Porcinai won numerous prizes and awards, including the In-Arch prize in 1960 and the Award of Merit from the School of Environmental Design of the University of Georgia, and in 1979 the Friedrich Ludwig von Schkell Golden Ring by the Bavarian Academy of Fine Arts.
His remarkable professional expertise ranked him among the elite of European landscape architects, a position consecrated in 1985 when he was the only living Italian to be assigned an extensive biography in The Oxford Companion to Gardens by Sir Geoffrey and Susan Jellicoe.
Along with his numerous designs and projects, Porcinai has also left a large number of articles which cast fascinating light upon his cultural vision, his strategy and his design concepts.
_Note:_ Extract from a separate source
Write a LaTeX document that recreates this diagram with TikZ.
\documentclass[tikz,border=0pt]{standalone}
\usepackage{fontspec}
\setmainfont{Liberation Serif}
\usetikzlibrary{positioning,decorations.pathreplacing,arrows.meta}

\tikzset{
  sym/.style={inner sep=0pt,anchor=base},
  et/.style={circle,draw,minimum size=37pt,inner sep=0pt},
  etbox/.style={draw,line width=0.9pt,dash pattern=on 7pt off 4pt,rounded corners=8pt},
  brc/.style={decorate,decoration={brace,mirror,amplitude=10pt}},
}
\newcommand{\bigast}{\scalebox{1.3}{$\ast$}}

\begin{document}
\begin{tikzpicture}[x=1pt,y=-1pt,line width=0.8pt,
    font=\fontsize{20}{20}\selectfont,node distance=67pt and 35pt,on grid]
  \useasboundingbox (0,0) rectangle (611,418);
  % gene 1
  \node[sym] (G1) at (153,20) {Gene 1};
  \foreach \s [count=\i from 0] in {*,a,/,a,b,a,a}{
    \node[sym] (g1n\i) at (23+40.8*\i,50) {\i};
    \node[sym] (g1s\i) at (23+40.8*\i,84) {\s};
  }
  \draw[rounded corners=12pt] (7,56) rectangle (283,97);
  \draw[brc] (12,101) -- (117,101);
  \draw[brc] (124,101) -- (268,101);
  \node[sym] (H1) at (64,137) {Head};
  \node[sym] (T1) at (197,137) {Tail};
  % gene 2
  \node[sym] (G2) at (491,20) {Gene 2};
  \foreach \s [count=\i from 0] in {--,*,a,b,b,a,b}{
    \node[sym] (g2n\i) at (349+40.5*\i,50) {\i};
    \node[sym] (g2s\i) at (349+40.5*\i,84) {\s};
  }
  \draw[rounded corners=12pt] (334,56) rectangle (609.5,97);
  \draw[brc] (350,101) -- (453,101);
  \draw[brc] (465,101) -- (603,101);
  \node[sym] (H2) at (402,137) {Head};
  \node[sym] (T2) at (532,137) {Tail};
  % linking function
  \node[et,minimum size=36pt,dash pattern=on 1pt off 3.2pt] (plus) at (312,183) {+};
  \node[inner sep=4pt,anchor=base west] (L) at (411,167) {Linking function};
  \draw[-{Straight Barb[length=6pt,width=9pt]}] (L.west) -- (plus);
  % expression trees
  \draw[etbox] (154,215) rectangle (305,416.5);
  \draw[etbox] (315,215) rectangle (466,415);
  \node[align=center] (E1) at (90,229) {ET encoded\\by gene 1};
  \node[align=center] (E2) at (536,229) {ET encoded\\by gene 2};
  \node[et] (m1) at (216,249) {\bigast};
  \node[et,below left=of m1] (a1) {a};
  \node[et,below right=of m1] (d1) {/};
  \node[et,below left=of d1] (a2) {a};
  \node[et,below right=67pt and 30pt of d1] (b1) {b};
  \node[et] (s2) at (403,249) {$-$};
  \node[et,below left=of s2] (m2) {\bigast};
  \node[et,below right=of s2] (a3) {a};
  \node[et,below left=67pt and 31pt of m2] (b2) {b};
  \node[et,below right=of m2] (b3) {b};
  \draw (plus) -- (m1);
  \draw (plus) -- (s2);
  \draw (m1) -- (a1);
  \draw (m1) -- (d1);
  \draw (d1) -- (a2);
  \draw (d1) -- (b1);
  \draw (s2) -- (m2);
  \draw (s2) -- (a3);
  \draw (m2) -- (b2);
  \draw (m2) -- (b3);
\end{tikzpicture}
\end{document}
He contributed to magazines and newspapers (both Italian and foreign) including Domus, Garten und Landschaft, Architecture d’Aujordhui, and other minor journals such as Il giardino fiorito, Flora, etc.
In his published articles Porcinai called for training in landscape design, professional collaboration between planners, architects and landscape architects, sensitive road and motorway design and a sensitivity to regional characteristics in project development.
For many years he was an outspoken critic of the modern city. In an article entitled Urbanité de l’urbanisme (L’Architecture d’aujour’hui no. 118, February 1965), unanimously acclaimed by specialist critics, he attacked the arrogant imposition of architectural theory on the city. Other important writings include the essay Garden in the Italian Agrarian Encyclopaedia and Giardino e paesaggio 1942 -Accademia dei Georgofili.
In May 1967 his book Giardini d’ occidente e d’ oriente, written with Attilio Mordini, was published by Fratelli Fabbri Editori.